While no one from the Fisher River Valley Fire Service Area was present at the Lincoln County Commissioners meeting on Nov. 1, District 1 Commissioner Brent Teske read a letter from representatives Stu Crismore and Jerry Auger.
The letter explained that the department bought a Pierce Structure fire engine in November 2021 with financing through the Montana Board of Investments INTERCAP Loan Program. At the time of the purchase the adjustable interest rate was 1.65% In February 2022, the rate was decreased to 1.55%
But in February 2023, the interest rate increased to 6% According to information in the letter, this increase changed the amount due by $12,420 this year.
In the letter from Crismore and Auger, they wrote that the interest rate is evaluated each February and could increase or decrease, depending on the market.

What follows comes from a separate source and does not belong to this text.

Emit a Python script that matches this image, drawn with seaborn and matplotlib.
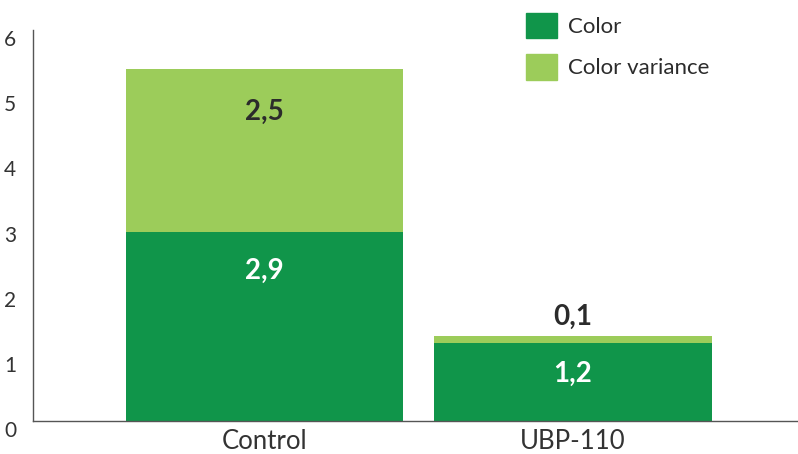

They also asserted that because the department’s budget is based on a fixed assessment fee and variable revenue from a wild land fire contract with the state Department of Natural Resources, managing the increase would be difficult because of the significant change in interest.
In the letter, the Fire Service Area Board proposed a new loan from the county at a fixed rate comparable to its original rate of 1.65% The estimated balance, reported in the letter, will be $274,000 on an 8- to 10-year schedule. It also said if the Fire Service Area reaches an agreement with the county, an exact payoff from the state INTERCAP Loan Program would be provided.
Teske said the county has done this in this past, but, “Do we want to do it now?”
District 2 Commissioner Jim Hammons asked if the money could from PILT (Payment in Lieu of Taxes) money. Teske replied, “Yes.”
The commissioners agreed that 2% interest was fair and that they’d come up with an agreement.
"If they can assist us it would be good for the board and the community," Auger, the board secretary, said. "The jump in interest rates would be quite a bit for us to take on. And the county can make a little bit of interest on it, too."